Oscar-winning film editor David Brenner dead at 59
The film editor responsible for work on nine movies from director Oliver Stone passed away peacefully in his home on Feb. 18.
David Brenner, 59, won an Academy Award for film editing for Born on the Fourth of July, starring Tom Cruise. He also worked on hit movies like Independence Day, The Day After Tomorrow, The Patriot, and Pirates of the Caribbean: On Stranger Tides.
He worked with Stone on Platoon, Wall Street, The Doors, Heaven & Earth, World Trade Center, Salvador, and Wall Street: Money Never Sleeps. He edited both versions of Zack Snyder’s Justice League movie as well as his other superhero movies Man of Steel and Batman v Superman: Dawn of Justice.
His wife initially shared the news of his death, according to The Hollywood Reporter. She said he was working from home editing the new James Cameron Avatar sequels.
Lightstorm Entertainment, the production company started by James Cameron and producer Lawrence Kasanoff, started a GoFundMe for Brenner’s family.
“For those of us lucky enough to know David, it was not his editorial skills that were most impressive (and they were extraordinary), it was his remarkable compassion for others and the love and commitment he had for his family,” the message on the GoFundMe said. “Please know that more important than any financial assistance this may provide, it’s an opportunity to let his wife Amber and his children Annie, Haider and Sasha know how many other lives David touched. … David will live in our hearts & memories, and he will forever be a part of our Avatar Family.”

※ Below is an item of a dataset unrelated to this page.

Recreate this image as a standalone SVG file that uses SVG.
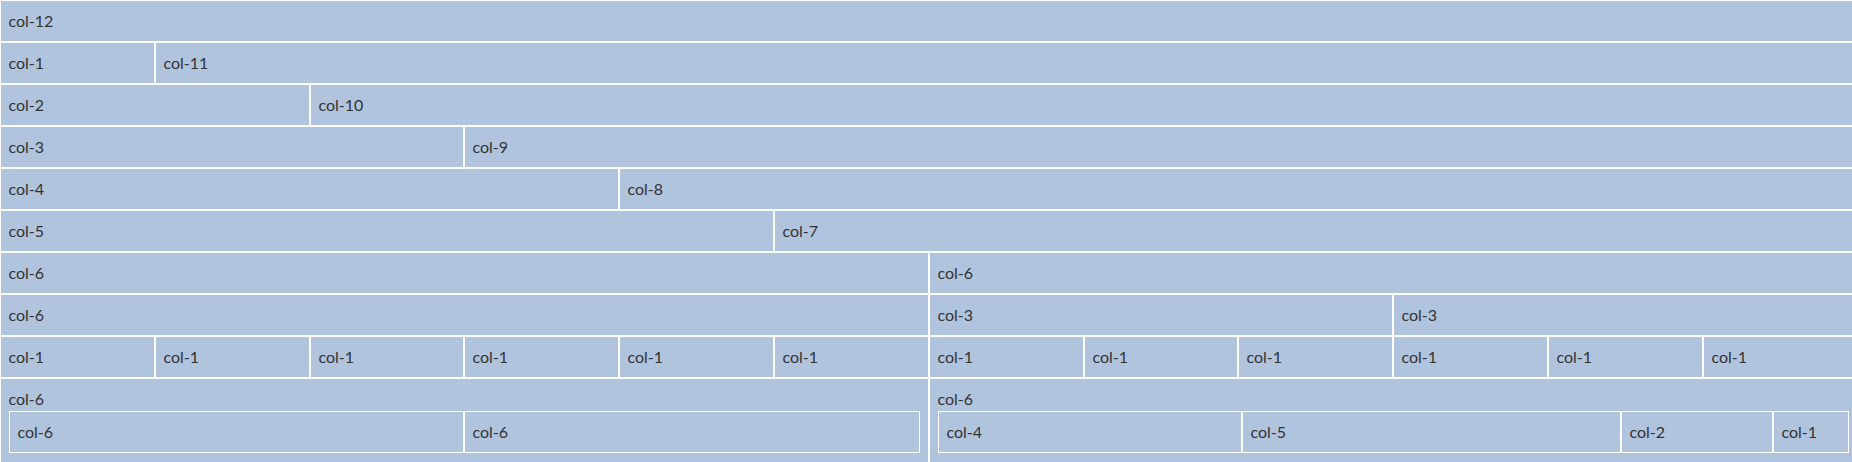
<svg xmlns="http://www.w3.org/2000/svg" width="1852" height="462" viewBox="0 0 1852 462">
<style>
.c{fill:#B0C4DE}
.n{fill:#B0C4DE;stroke:#FFFFFF;stroke-width:1}
text{font-family:Lato,"Liberation Sans",sans-serif;font-size:16px;fill:#333333}
</style>
<rect x="0" y="0" width="1852" height="462" fill="#FFFFFF"/>
<g id="r1">
<g id="r1c1"><rect class="c" x="1" y="1" width="1856" height="40"/><text x="8.5" y="27">col-12</text></g>
</g>
<g id="r2">
<g id="r2c1"><rect class="c" x="1" y="43" width="153" height="40"/><text x="8.5" y="69">col-1</text></g>
<g id="r2c2"><rect class="c" x="156" y="43" width="1701" height="40"/><text x="163.5" y="69">col-11</text></g>
</g>
<g id="r3">
<g id="r3c1"><rect class="c" x="1" y="85" width="308" height="40"/><text x="8.5" y="111">col-2</text></g>
<g id="r3c2"><rect class="c" x="311" y="85" width="1546" height="40"/><text x="318.5" y="111">col-10</text></g>
</g>
<g id="r4">
<g id="r4c1"><rect class="c" x="1" y="127" width="462" height="40"/><text x="8.5" y="153">col-3</text></g>
<g id="r4c2"><rect class="c" x="465" y="127" width="1392" height="40"/><text x="472.5" y="153">col-9</text></g>
</g>
<g id="r5">
<g id="r5c1"><rect class="c" x="1" y="169" width="617" height="40"/><text x="8.5" y="195">col-4</text></g>
<g id="r5c2"><rect class="c" x="620" y="169" width="1237" height="40"/><text x="627.5" y="195">col-8</text></g>
</g>
<g id="r6">
<g id="r6c1"><rect class="c" x="1" y="211" width="772" height="40"/><text x="8.5" y="237">col-5</text></g>
<g id="r6c2"><rect class="c" x="775" y="211" width="1082" height="40"/><text x="782.5" y="237">col-7</text></g>
</g>
<g id="r7">
<g id="r7c1"><rect class="c" x="1" y="253" width="927" height="40"/><text x="8.5" y="279">col-6</text></g>
<g id="r7c2"><rect class="c" x="930" y="253" width="927" height="40"/><text x="937.5" y="279">col-6</text></g>
</g>
<g id="r8">
<g id="r8c1"><rect class="c" x="1" y="295" width="927" height="40"/><text x="8.5" y="321">col-6</text></g>
<g id="r8c2"><rect class="c" x="930" y="295" width="462" height="40"/><text x="937.5" y="321">col-3</text></g>
<g id="r8c3"><rect class="c" x="1394" y="295" width="463" height="40"/><text x="1401.5" y="321">col-3</text></g>
</g>
<g id="r9">
<g id="r9c1"><rect class="c" x="1" y="337" width="153" height="40"/><text x="8.5" y="363">col-1</text></g>
<g id="r9c2"><rect class="c" x="156" y="337" width="153" height="40"/><text x="163.5" y="363">col-1</text></g>
<g id="r9c3"><rect class="c" x="311" y="337" width="152" height="40"/><text x="318.5" y="363">col-1</text></g>
<g id="r9c4"><rect class="c" x="465" y="337" width="153" height="40"/><text x="472.5" y="363">col-1</text></g>
<g id="r9c5"><rect class="c" x="620" y="337" width="153" height="40"/><text x="627.5" y="363">col-1</text></g>
<g id="r9c6"><rect class="c" x="775" y="337" width="153" height="40"/><text x="782.5" y="363">col-1</text></g>
<g id="r9c7"><rect class="c" x="930" y="337" width="153" height="40"/><text x="937.5" y="363">col-1</text></g>
<g id="r9c8"><rect class="c" x="1085" y="337" width="152" height="40"/><text x="1092.5" y="363">col-1</text></g>
<g id="r9c9"><rect class="c" x="1239" y="337" width="153" height="40"/><text x="1246.5" y="363">col-1</text></g>
<g id="r9c10"><rect class="c" x="1394" y="337" width="153" height="40"/><text x="1401.5" y="363">col-1</text></g>
<g id="r9c11"><rect class="c" x="1549" y="337" width="153" height="40"/><text x="1556.5" y="363">col-1</text></g>
<g id="r9c12"><rect class="c" x="1704" y="337" width="153" height="40"/><text x="1711.5" y="363">col-1</text></g>
</g>
<g id="r10">
<g id="r10c1"><rect class="c" x="1" y="379" width="927" height="90"/><text x="8.5" y="405">col-6</text>
<g id="r10c1n1"><rect class="n" x="9.5" y="411.5" width="454" height="41"/><text x="17.5" y="437.5">col-6</text></g>
<g id="r10c1n2"><rect class="n" x="464.5" y="411.5" width="455" height="41"/><text x="472.5" y="437.5">col-6</text></g>
</g>
<g id="r10c2"><rect class="c" x="930" y="379" width="927" height="90"/><text x="937.5" y="405">col-6</text>
<g id="r10c2n1"><rect class="n" x="938.5" y="411.5" width="303" height="41"/><text x="946.5" y="437.5">col-4</text></g>
<g id="r10c2n2"><rect class="n" x="1242.5" y="411.5" width="378" height="41"/><text x="1250.5" y="437.5">col-5</text></g>
<g id="r10c2n3"><rect class="n" x="1621.5" y="411.5" width="151" height="41"/><text x="1629.5" y="437.5">col-2</text></g>
<g id="r10c2n4"><rect class="n" x="1773.5" y="411.5" width="75" height="41"/><text x="1781.5" y="437.5">col-1</text></g>
</g>
</g>
</svg>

Director Roland Emmerich, who worked with Brenner on a few different films, including the aforementioned blockbuster Independence Day, said Brenner was “a beloved husband and father, as well as dear and very gifted friend,” according to Variety.

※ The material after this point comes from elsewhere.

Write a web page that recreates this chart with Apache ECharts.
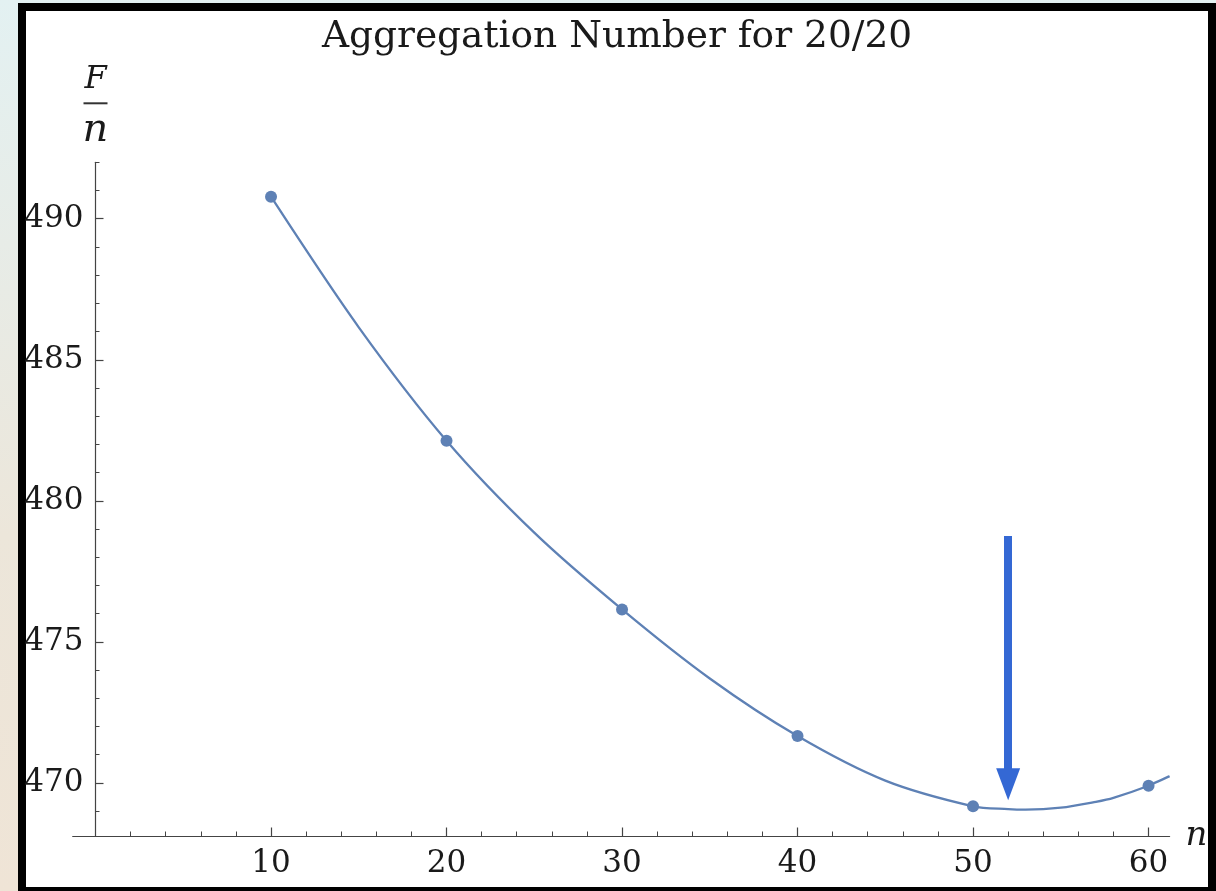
<!DOCTYPE html>
<html>
<head>
<meta charset="utf-8">
<script src="https://cdn.jsdelivr.net/npm/echarts@6/dist/echarts.min.js"></script>
<style>
  body { margin: 0; }
  #wrap { position: relative; width: 1216px; height: 891px; overflow: hidden;
          background: linear-gradient(#e3f1f2, #ece6da 60%, #efe4d6); }
  #frame { position: absolute; left: 18px; top: 3px; right: 0; bottom: -4px;
           background: #fff; border: 8px solid #000; box-sizing: border-box; }
  #main { position: absolute; left: 0; top: 0; width: 1216px; height: 891px; }
</style>
</head>
<body>
<div id="wrap">
  <div id="frame"></div>
  <div id="main"></div>
</div>
<script>
// measured points (n, F/n)
var pointsN = [10, 20, 30, 40, 50, 60];
var pointsF = [490.78, 482.13, 476.15, 471.66, 469.17, 469.90];

// fitted curve
var curveN = [10, 15, 20, 25, 30, 35, 40, 45, 50, 52, 53, 55, 57, 58, 60, 61.2];
var curveF = [490.78, 486.15, 482.13, 478.87, 476.15, 473.70, 471.66, 470.08, 469.17, 469.07, 469.05, 469.12, 469.33, 469.47, 469.90, 470.24];

// arrow marking the minimum: [n, top F] -> [n, head F]
var arrowFrom = [52, 478.75];
var arrowTo = [52, 469.95];

var xMajor = [10, 20, 30, 40, 50, 60];
var xMinor = [2, 4, 6, 8, 12, 14, 16, 18, 22, 24, 26, 28, 32, 34, 36, 38, 42, 44, 46, 48, 52, 54, 56, 58];
var yMajor = [470, 475, 480, 485, 490];
var yMinor = [469, 471, 472, 473, 474, 476, 477, 478, 479, 481, 482, 483, 484, 486, 487, 488, 489, 491, 492];

var serif = 'DejaVu Serif';
var lineColor = '#5e81b5';
var axisColor = '#444';
var yOffset = -22.8; // y axis sits at n = 0, right of the grid's left edge

function zip(a, b) {
    var out = [];
    for (var i = 0; i < a.length; i++) out.push([a[i], b[i]]);
    return out;
}

function xAxisBase(extra) {
    var o = {
        type: 'value',
        gridIndex: 0,
        position: 'bottom',
        min: -1.3,
        max: 61.2,
        splitLine: {show: false},
        axisLine: {show: false, onZero: false},
        axisLabel: {show: false},
        axisTick: {show: false}
    };
    for (var k in extra) o[k] = extra[k];
    return o;
}

function yAxisBase(extra) {
    var o = {
        type: 'value',
        gridIndex: 0,
        position: 'left',
        offset: yOffset,
        min: 468.1,
        max: 492,
        splitLine: {show: false},
        axisLine: {show: false, onZero: false},
        axisLabel: {show: false},
        axisTick: {show: false}
    };
    for (var k in extra) o[k] = extra[k];
    return o;
}

var myChart = echarts.init(document.getElementById('main'), null, {renderer: 'canvas'});
myChart.setOption({
    animation: false,
    backgroundColor: 'transparent',
    title: {
        text: 'Aggregation Number for 20/20',
        left: 617,
        top: 18,
        padding: 0,
        textAlign: 'center',
        textStyle: {fontFamily: serif, fontSize: 37.5, fontWeight: 'normal', color: '#1a1a1a'}
    },
    grid: {left: 72.7, right: 46.4, top: 162.3, bottom: 54.5, containLabel: false},
    xAxis: [
        xAxisBase({
            axisLine: {show: true, onZero: false, lineStyle: {color: axisColor, width: 1.2}},
            axisTick: {show: true, inside: true, length: 9, customValues: xMajor,
                       lineStyle: {color: axisColor, width: 1.2}},
            axisLabel: {show: true, customValues: xMajor, margin: 12,
                        fontFamily: serif, fontSize: 31, color: '#1a1a1a'},
            name: 'n',
            nameLocation: 'end',
            nameGap: 16,
            nameTextStyle: {fontFamily: serif, fontStyle: 'italic', fontSize: 34,
                            color: '#1a1a1a', align: 'left', verticalAlign: 'middle'}
        }),
        xAxisBase({
            axisTick: {show: true, inside: true, length: 5, customValues: xMinor,
                       lineStyle: {color: axisColor, width: 1}}
        })
    ],
    yAxis: [
        yAxisBase({
            axisLine: {show: true, onZero: false, lineStyle: {color: axisColor, width: 1.2}},
            axisTick: {show: true, inside: true, length: 8, customValues: yMajor,
                       lineStyle: {color: axisColor, width: 1.2}},
            axisLabel: {show: true, customValues: yMajor, margin: 12,
                        fontFamily: serif, fontSize: 31, color: '#1a1a1a'},
            name: '{f|F}\n{bar|}\n{n|n}',
            nameLocation: 'end',
            nameGap: 12,
            nameTextStyle: {
                align: 'center',
                verticalAlign: 'bottom',
                rich: {
                    f: {fontFamily: serif, fontStyle: 'italic', fontSize: 32, lineHeight: 34, color: '#1a1a1a', align: 'center'},
                    bar: {width: 24, height: 2, lineHeight: 14, backgroundColor: '#333', align: 'center'},
                    n: {fontFamily: serif, fontStyle: 'italic', fontSize: 40, lineHeight: 40, color: '#1a1a1a', align: 'center'}
                }
            }
        }),
        yAxisBase({
            axisTick: {show: true, inside: true, length: 4, customValues: yMinor,
                       lineStyle: {color: axisColor, width: 1}}
        })
    ],
    series: [
        {
            name: 'fit',
            type: 'line',
            xAxisIndex: 0,
            yAxisIndex: 0,
            data: zip(curveN, curveF),
            smooth: 0.3,
            showSymbol: false,
            lineStyle: {color: lineColor, width: 2.3},
            silent: true,
            markLine: {
                silent: true,
                symbol: ['none', 'triangle'],
                symbolSize: [24, 32],
                label: {show: false},
                lineStyle: {color: '#3468d4', width: 8, type: 'solid'},
                data: [[
                    {coord: arrowFrom, symbol: 'none'},
                    {coord: arrowTo, symbol: 'triangle', symbolSize: [24, 32]}
                ]]
            }
        },
        {
            name: 'points',
            type: 'scatter',
            xAxisIndex: 0,
            yAxisIndex: 0,
            data: zip(pointsN, pointsF),
            symbolSize: 12,
            itemStyle: {color: lineColor, opacity: 1}
        }
    ]
});
</script>
</body>
</html>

Director Rob Marshall, who worked with Brenner on Pirates of the Caribbean: On Stranger Tides, said the editor was “an extraordinary artist and a kind and gentle man. We were incredibly lucky to have collaborated with such a beautiful spirit. We are deeply saddened by this unimaginable loss — and we send our most profound sympathies.”

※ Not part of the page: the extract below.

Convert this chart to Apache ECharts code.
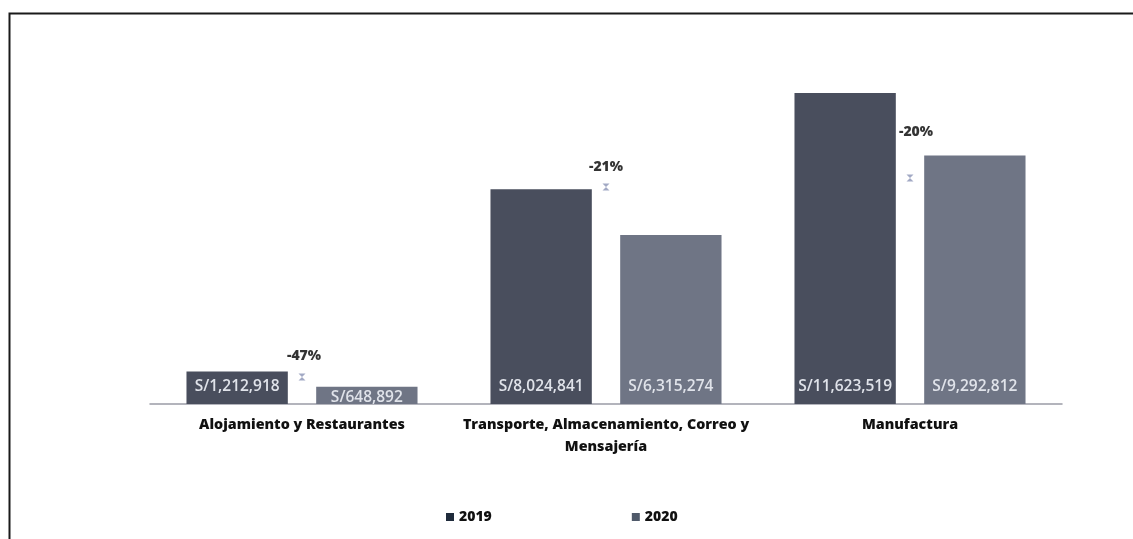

In an interview with ProVideoCoalition last year, Brenner said he approached editing the same way in every movie regardless of whether it was an independent film or a huge blockbuster.
“The gigantic features … have complex storylines with many interweaving characters, which the editor has to track, massage, make flow and climax,” he said. “But this is exactly what the editor must do with many smaller films. … So, no matter what the budget or scale, as the editor, you’re just trying to get the story and characters to work. Whether it’s a $200 million action film or a $20 million art house film, you’re still trying to get the movie to play.”
Brenner was born in Hollywood and attended Stanford University before he got his first movie job as an apprentice editor on Radioactive Dreams in 1985. He is survived by his wife of 19 years and his three children, Anna, Haider, and Sasha.